Short exercise – Output the material below unchanged, apart from leaving out the pictures.

_ _ _ _ _

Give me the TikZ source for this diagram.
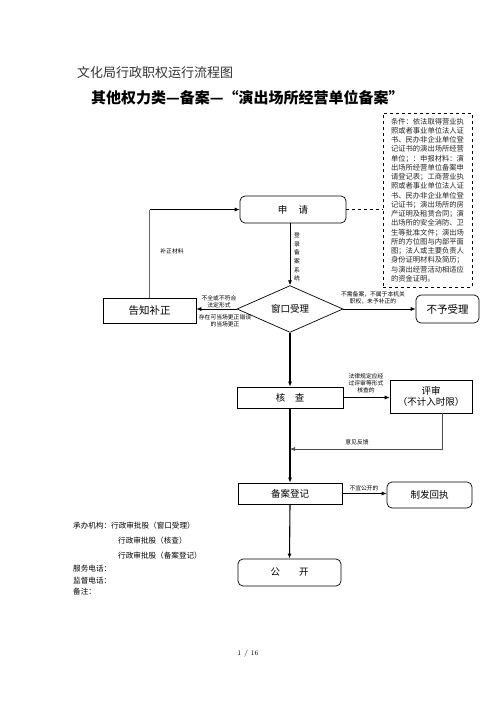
\documentclass[tikz,border=0pt]{standalone}
\usepackage{fontspec}
\newfontfamily\cjk{Noto Sans CJK SC}
\usetikzlibrary{arrows.meta,shapes.geometric}
\begin{document}
\begin{tikzpicture}[x=1pt,y=-1pt,
  font=\cjk,
  sharpbox/.style={draw,line width=0.7pt,inner sep=0pt,font=\cjk\fontsize{9.5}{11}\selectfont},
  roundbox/.style={sharpbox,rounded corners=5pt},
  lbl/.style={inner sep=0pt,align=center,font=\cjk\fontsize{5.8}{7}\selectfont},
  arr/.style={line width=0.7pt,-{Latex[length=5pt,width=4pt]}},
  mainarr/.style={line width=1.1pt,-{Latex[length=5pt,width=4pt]}},
  plain/.style={line width=0.7pt}
]
\useasboundingbox (0,0) rectangle (496,702);
\fill[white] (0,0) rectangle (496,702);

% titles
\node[anchor=west,inner sep=0pt,font=\cjk\fontsize{13}{15}\selectfont,text=black!80] (t1) at (77,73) {文化局行政职权运行流程图};
\node[anchor=west,inner sep=0pt,font=\cjk\bfseries\fontsize{15}{17}\selectfont] (t2) at (91,98) {其他权力类—备案—“演出场所经营单位备案”};

% conditions box
\node[draw,dashed,line width=0.7pt,minimum width=89pt,minimum height=174pt,inner sep=0pt,align=left,
      font=\cjk\fontsize{7.3}{9.25}\selectfont,text=black!85] (tj) at (427.5,200)
{条件：依法取得营业执\\照或者事业单位法人证\\书、民办非企业单位登\\记证书的演出场所经营\\单位；：申报材料：演\\出场所经营单位备案申\\请登记表；工商营业执\\照或者事业单位法人证\\书、民办非企业单位登\\记证书；演出场所的房\\产证明及租赁合同；演\\出场所的安全消防、卫\\生等批准文件；演出场\\所的方位图与内部平面\\图；法人或主要负责人\\身份证明材料及简历；\\与演出经营活动相适应\\的资金证明。};

% main nodes
\node[roundbox,minimum width=106pt,minimum height=27pt] (shen) at (293,209.5) {申\hspace{1.2em}请};
\node[draw,diamond,line width=0.7pt,minimum width=106pt,minimum height=44pt,inner sep=0pt,
      font=\cjk\fontsize{9.5}{11}\selectfont] (dia) at (290,309) {窗口受理};
\node[sharpbox,minimum width=93pt,minimum height=25pt,font=\cjk\fontsize{10.5}{12}\selectfont] (gz) at (149.5,310.5) {告知补正};
\node[roundbox,minimum width=63pt,minimum height=28pt,font=\cjk\fontsize{10.5}{12}\selectfont] (byl) at (447.5,309) {不予受理};
\node[sharpbox,minimum width=106pt,minimum height=21pt] (hc) at (290,397.5) {核\hspace{1em}查};
\node[sharpbox,minimum width=82pt,minimum height=33pt,align=center,font=\cjk\fontsize{9.5}{11.5}\selectfont] (ps) at (431,396.5) {评审\\（不计入时限）};
\node[sharpbox,minimum width=104pt,minimum height=21pt] (ba) at (290,493.5) {备案登记};
\node[roundbox,minimum width=85pt,minimum height=26pt] (zf) at (429.5,495) {制发回执};
\node[roundbox,minimum width=103pt,minimum height=27pt] (gk) at (289.5,572.5) {公\hspace{2em}开};

\coordinate (fbend) at (290,449);

% connectors
\draw[plain,dashed] (shen.east) -- (shen.east -| tj.west);
\draw[arr] (dia.north |- shen.south) -- (dia.north);
\draw[arr] (dia.west) -- (dia.west -| gz.east);
\draw[line width=1.1pt,draw=black!60] (gz.north) -- (gz.north |- shen.west);
\draw[arr] (gz.north |- shen.west) -- (shen.west);
\draw[arr] (dia.east) -- (dia.east -| byl.west);
\draw[mainarr] (dia.south) -- (hc.north);
\draw[arr] (hc.east) -- (hc.east -| ps.west);
\draw[mainarr] (hc.south) -- (ba.north);
\draw[arr,draw=black!70] ([xshift=11pt]ps.south) |- (fbend);
\draw[arr] (ba.east) -- (ba.east -| zf.west);
\draw[mainarr] (ba.south) -- (gk.north);

% labels
\node[lbl] (l1) at (172,251) {补正材料};
\node[lbl,font=\cjk\fontsize{5.8}{8.6}\selectfont] (l2) at (297,257) {登\\录\\备\\案\\系\\统};
\node[lbl] (l3) at (219,301.5) {不全或不符合\\法定形式};
\node[lbl] (l4) at (225,320.5) {存在可当场更正错误\\的当场更正};
\node[lbl] (l5) at (373,298) {不需备案，不属于本机关\\职权，未予补正的};
\node[lbl] (l6) at (366,383) {法律规定应经\\过评审等形式\\核查的};
\node[lbl] (l7) at (357,442) {意见反馈};
\node[lbl] (l8) at (364,488.5) {不宜公开的};

% bottom-left info
\begin{scope}[every node/.style={anchor=west,inner sep=0pt,font=\cjk\fontsize{7.6}{9}\selectfont}]
\node (i1) at (73,525.5) {承办机构：行政审批股（窗口受理）};
\node (i2) at (118,540.5) {行政审批股（核查）};
\node (i3) at (118,555.5) {行政审批股（备案登记）};
\node (i4) at (73,568.5) {服务电话：};
\node (i5) at (73,580.5) {监督电话：};
\node (i6) at (73,592) {备注：};
\end{scope}

\node[inner sep=0pt,font=\fontsize{7}{8}\selectfont] (pg) at (248,654) {1\ /\ 16};
\end{tikzpicture}
\end{document}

_ _ _ _ _

Finished answer –
Give me the TikZ source for this diagram.
\documentclass[tikz,border=0pt]{standalone}
\usepackage{fontspec}
\newfontfamily\cjk{Noto Sans CJK SC}
\usetikzlibrary{arrows.meta,shapes.geometric}
\begin{document}
\begin{tikzpicture}[x=1pt,y=-1pt,
  font=\cjk,
  sharpbox/.style={draw,line width=0.7pt,inner sep=0pt,font=\cjk\fontsize{9.5}{11}\selectfont},
  roundbox/.style={sharpbox,rounded corners=5pt},
  lbl/.style={inner sep=0pt,align=center,font=\cjk\fontsize{5.8}{7}\selectfont},
  arr/.style={line width=0.7pt,-{Latex[length=5pt,width=4pt]}},
  mainarr/.style={line width=1.1pt,-{Latex[length=5pt,width=4pt]}},
  plain/.style={line width=0.7pt}
]
\useasboundingbox (0,0) rectangle (496,702);
\fill[white] (0,0) rectangle (496,702);

% titles
\node[anchor=west,inner sep=0pt,font=\cjk\fontsize{13}{15}\selectfont,text=black!80] (t1) at (77,73) {文化局行政职权运行流程图};
\node[anchor=west,inner sep=0pt,font=\cjk\bfseries\fontsize{15}{17}\selectfont] (t2) at (91,98) {其他权力类—备案—“演出场所经营单位备案”};

% conditions box
\node[draw,dashed,line width=0.7pt,minimum width=89pt,minimum height=174pt,inner sep=0pt,align=left,
      font=\cjk\fontsize{7.3}{9.25}\selectfont,text=black!85] (tj) at (427.5,200)
{条件：依法取得营业执\\照或者事业单位法人证\\书、民办非企业单位登\\记证书的演出场所经营\\单位；：申报材料：演\\出场所经营单位备案申\\请登记表；工商营业执\\照或者事业单位法人证\\书、民办非企业单位登\\记证书；演出场所的房\\产证明及租赁合同；演\\出场所的安全消防、卫\\生等批准文件；演出场\\所的方位图与内部平面\\图；法人或主要负责人\\身份证明材料及简历；\\与演出经营活动相适应\\的资金证明。};

% main nodes
\node[roundbox,minimum width=106pt,minimum height=27pt] (shen) at (293,209.5) {申\hspace{1.2em}请};
\node[draw,diamond,line width=0.7pt,minimum width=106pt,minimum height=44pt,inner sep=0pt,
      font=\cjk\fontsize{9.5}{11}\selectfont] (dia) at (290,309) {窗口受理};
\node[sharpbox,minimum width=93pt,minimum height=25pt,font=\cjk\fontsize{10.5}{12}\selectfont] (gz) at (149.5,310.5) {告知补正};
\node[roundbox,minimum width=63pt,minimum height=28pt,font=\cjk\fontsize{10.5}{12}\selectfont] (byl) at (447.5,309) {不予受理};
\node[sharpbox,minimum width=106pt,minimum height=21pt] (hc) at (290,397.5) {核\hspace{1em}查};
\node[sharpbox,minimum width=82pt,minimum height=33pt,align=center,font=\cjk\fontsize{9.5}{11.5}\selectfont] (ps) at (431,396.5) {评审\\（不计入时限）};
\node[sharpbox,minimum width=104pt,minimum height=21pt] (ba) at (290,493.5) {备案登记};
\node[roundbox,minimum width=85pt,minimum height=26pt] (zf) at (429.5,495) {制发回执};
\node[roundbox,minimum width=103pt,minimum height=27pt] (gk) at (289.5,572.5) {公\hspace{2em}开};

\coordinate (fbend) at (290,449);

% connectors
\draw[plain,dashed] (shen.east) -- (shen.east -| tj.west);
\draw[arr] (dia.north |- shen.south) -- (dia.north);
\draw[arr] (dia.west) -- (dia.west -| gz.east);
\draw[line width=1.1pt,draw=black!60] (gz.north) -- (gz.north |- shen.west);
\draw[arr] (gz.north |- shen.west) -- (shen.west);
\draw[arr] (dia.east) -- (dia.east -| byl.west);
\draw[mainarr] (dia.south) -- (hc.north);
\draw[arr] (hc.east) -- (hc.east -| ps.west);
\draw[mainarr] (hc.south) -- (ba.north);
\draw[arr,draw=black!70] ([xshift=11pt]ps.south) |- (fbend);
\draw[arr] (ba.east) -- (ba.east -| zf.west);
\draw[mainarr] (ba.south) -- (gk.north);

% labels
\node[lbl] (l1) at (172,251) {补正材料};
\node[lbl,font=\cjk\fontsize{5.8}{8.6}\selectfont] (l2) at (297,257) {登\\录\\备\\案\\系\\统};
\node[lbl] (l3) at (219,301.5) {不全或不符合\\法定形式};
\node[lbl] (l4) at (225,320.5) {存在可当场更正错误\\的当场更正};
\node[lbl] (l5) at (373,298) {不需备案，不属于本机关\\职权，未予补正的};
\node[lbl] (l6) at (366,383) {法律规定应经\\过评审等形式\\核查的};
\node[lbl] (l7) at (357,442) {意见反馈};
\node[lbl] (l8) at (364,488.5) {不宜公开的};

% bottom-left info
\begin{scope}[every node/.style={anchor=west,inner sep=0pt,font=\cjk\fontsize{7.6}{9}\selectfont}]
\node (i1) at (73,525.5) {承办机构：行政审批股（窗口受理）};
\node (i2) at (118,540.5) {行政审批股（核查）};
\node (i3) at (118,555.5) {行政审批股（备案登记）};
\node (i4) at (73,568.5) {服务电话：};
\node (i5) at (73,580.5) {监督电话：};
\node (i6) at (73,592) {备注：};
\end{scope}

\node[inner sep=0pt,font=\fontsize{7}{8}\selectfont] (pg) at (248,654) {1\ /\ 16};
\end{tikzpicture}
\end{document}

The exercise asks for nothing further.